Over the last two decades, Harvard’s $31 billion endowment, the nation’s largest, has delivered annualized returns of 12.5 percent, earning admiration and envy in global investment circles.

While many have given up on active management and the high fees of hedge funds and private equity, Harvard is sticking with its strategy, plowing money into hedge funds, private equity and real assets.

Currently, Mendillo and her investment team see potentially promising private equity investments even in slow-growing Europe. She said the endowment has looked at making investments in Turkey and she still likes natural resource investments at a time of rising global demand for food, energy and infrastructure.

She also sees bright spots in the United States with a rebound in the housing market, an improving employment picture and low borrowing costs, she said.
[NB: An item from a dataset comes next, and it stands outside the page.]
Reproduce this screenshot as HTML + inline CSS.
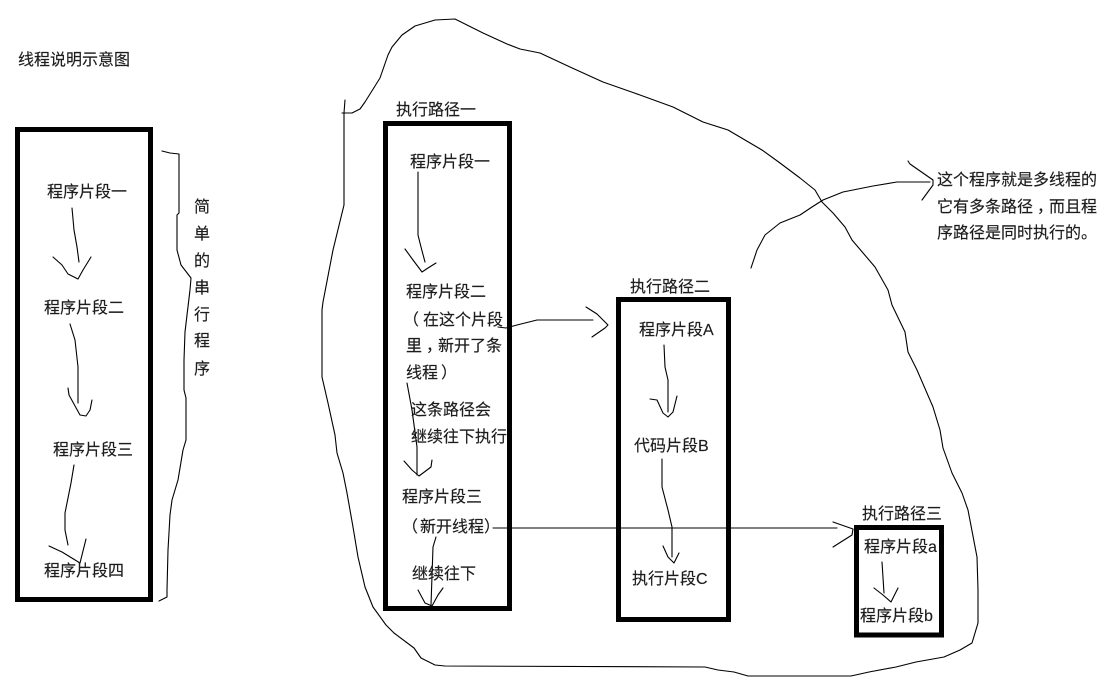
<!DOCTYPE html>
<html>
<head>
<meta charset="utf-8">
<style>
html,body{margin:0;padding:0;background:#fff;}
svg{display:block;}
text{font-family:"Liberation Sans","Noto Sans CJK SC",sans-serif;font-size:16px;fill:#1c1c1c;stroke:#1c1c1c;stroke-width:0.15;}
.l{fill:none;stroke:#000;stroke-width:1.1;stroke-linejoin:round;stroke-linecap:round;}
.b{fill:none;stroke:#000;stroke-width:5;}
</style>
</head>
<body>
<svg width="1099" height="695" viewBox="0 0 1099 695" xmlns="http://www.w3.org/2000/svg">
<rect width="1099" height="695" fill="#fff"/>

<!-- boxes -->
<rect class="b" x="17.5" y="129.5" width="133" height="470"/>
<rect class="b" x="385.5" y="123.5" width="124" height="485"/>
<rect class="b" x="618.5" y="299.5" width="110" height="320"/>
<rect class="b" x="856.5" y="527.5" width="85" height="107.5"/>

<!-- blob -->
<polyline class="l" points="345,100 344,113 344,205 333,250 323,302 322,310 322,377 328,403 335,435 337,453 343,473 347,493 353,527 358,557 365,587 373,607 386,625 394,633 414,648 421,658 435,665 445,666 705,667 718,670 734,672 748,676 851,676 869,672 896,667 916,662 944,657 960,650 972,643 978,623 978,590 977,557 968,510 962,493 952,473 943,448 940,430 933,407 917,370 908,352 905,332 892,305 888,290 875,267 852,240 845,227 833,213 822,202 815,190 800,178 780,163 762,150 728,130 703,122 673,107 640,95 603,82 570,67 540,53 520,49 507,44 483,33 455,19 435,20 415,26 402,35 392,47 388,55 380,78 365,102 360,109 352,113 342,113"/>

<!-- bracket -->
<polyline class="l" points="162,151 170,153 179,154 179,213 177,215 177,250 181,265 191,278 190,290 187,315 185,332 184,360 184,390 186,398 186,440 183,450 178,480 172,500 170,515 168,550 167,590 167,597 159,601"/>

<!-- left arrows -->
<polyline class="l" points="72,208 74,230 77,247 79,262"/>
<polyline class="l" points="53,257 62,265 68,274 78,279 83,270 91,257"/>
<polyline class="l" points="70,324 75,340 77,358 78,367 78,403"/>
<polyline class="l" points="68,388 69,395 80,415 86,416 90,410 92,400"/>
<polyline class="l" points="74,465 71,483 65,513 65,530 68,545"/>
<polyline class="l" points="49,546 62,552 80,563 86,539"/>

<!-- column 2 arrows -->
<polyline class="l" points="418,172 418,235 421,247 425,262"/>
<polyline class="l" points="405,249 413,260 422,272 428,268 436,263"/>
<polyline class="l" points="498,327 506,328 517,325 537,320 593,320"/>
<polyline class="l" points="586,307 597,314 608,325 605,328 592,337"/>
<polyline class="l" points="407,383 412,410 417,447 417,475"/>
<polyline class="l" points="404,461 412,470 419,476 431,467 432,460"/>
<polyline class="l" points="493,528 837,528"/>
<polyline class="l" points="833,522 853,529 852,535 833,547"/>
<polyline class="l" points="436,537 433,547 431,605"/>
<polyline class="l" points="418,590 425,603 432,606 438,595 443,588"/>

<!-- column 3 arrows -->
<polyline class="l" points="664,345 665,367 668,380 668,412"/>
<polyline class="l" points="650,399 657,400 663,413 668,417 673,412 677,396"/>
<polyline class="l" points="662,459 662,487 668,510 672,527 672,557"/>
<polyline class="l" points="663,546 668,557 674,563 679,553"/>

<!-- column 4 arrows -->
<polyline class="l" points="882,562 884,593"/>
<polyline class="l" points="874,588 883,595 891,602 898,588"/>

<!-- right curve -->
<polyline class="l" points="751,268 757,250 765,235 780,223 800,215 812,207 823,200 843,192 873,186 897,182 930,182"/>
<polyline class="l" points="908,161 910,164 933,180 933,185 922,200"/>

<!-- text -->
<text x="18" y="65">线程说明示意图</text>

<text x="47" y="197">程序片段一</text>
<text x="44" y="313">程序片段二</text>
<text x="53" y="455">程序片段三</text>
<text x="44" y="576">程序片段四</text>

<text x="194" y="212">简</text>
<text x="194" y="239">单</text>
<text x="194" y="266">的</text>
<text x="194" y="293">串</text>
<text x="194" y="320">行</text>
<text x="194" y="346">程</text>
<text x="194" y="374">序</text>

<text x="396" y="115">执行路径一</text>
<text x="410" y="167">程序片段一</text>
<text x="406" y="297">程序片段二</text>
<text x="403" y="325">（</text>
<text x="423" y="325">在这个片段</text>
<text x="406" y="351">里<tspan dx="4">，</tspan><tspan dx="-4">新开了条</tspan></text>
<text x="406" y="378">线程</text>
<text x="441" y="378">）</text>
<text x="411" y="415">这条路径会</text>
<text x="411" y="442">继续往下执行</text>
<text x="402" y="502">程序片段三</text>
<text x="402" y="532">（</text>
<text x="420" y="532">新开线程</text>
<text x="484" y="532">）</text>
<text x="412" y="579">继续往下</text>

<text x="630" y="292">执行路径二</text>
<text x="639" y="335">程序片段A</text>
<text x="634" y="451">代码片段B</text>
<text x="632" y="584">执行片段C</text>

<text x="862" y="519">执行路径三</text>
<text x="864" y="552">程序片段a</text>
<text x="860" y="621">程序片段b</text>

<text x="937" y="185">这个程序就是多线程的</text>
<text x="937" y="212">它有多条路径<tspan dx="4">，</tspan><tspan dx="-4">而且程</tspan></text>
<text x="937" y="238">序路径是同时执行的。</text>
</svg>
</body>
</html>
Thanks to its size and investing talent, Harvard has often seized on lucrative opportunities early, Mendillo said, noting, however, that now there are ever more competitors crowding into the same kind of trades.

While Harvard’s investment record remains eye-popping, the school, like other investors, faced tough times in the wake of the financial crisis.

For the fiscal year that ended June 30, 2012, Harvard endowment was roughly flat with a 0.05 percent loss. That came after the endowment lost 27 percent, or $10.1 billion, in the year the ended June 30, 2009.

After that decline, Mendillo, who took the top job at Harvard Management just as the financial crisis was hitting in 2008, restructured the portfolio and cut back on real estate holdings.

Still she has stuck by the school’s hybrid investing model, where a portion of the endowment is managed in-house while a good chunk is given to outside managers, many of whom once worked at Harvard Management.

The university does not disclose its outside managers, but people familiar with its portfolio said that hedge funds Baupost Group, Highfields Capital and Convexity Capital, run by people who used to work at Harvard Management, have all invested money for the school.

Harvard’s hybrid model differs from those of most universities, including Yale, where virtually all of the money is managed by outsiders.

Although Harvard has often been criticized for the high salaries it pays its best performing in-house managers, Mendillo said on Wednesday that the school is effectively getting a very good deal by sticking to this model. “This is a very cost effective way to manage money,” she said noting that Harvard retains transparency and control this way.

While she acknowledged that investment managers working for the university can earn big paychecks if they outperform their benchmarks, she said their fees are still significantly lower than those that successful hedge fund managers earn.

“It is more expensive to use outside managers,” she said, adding, “We pay them more now than when they worked for Harvard.”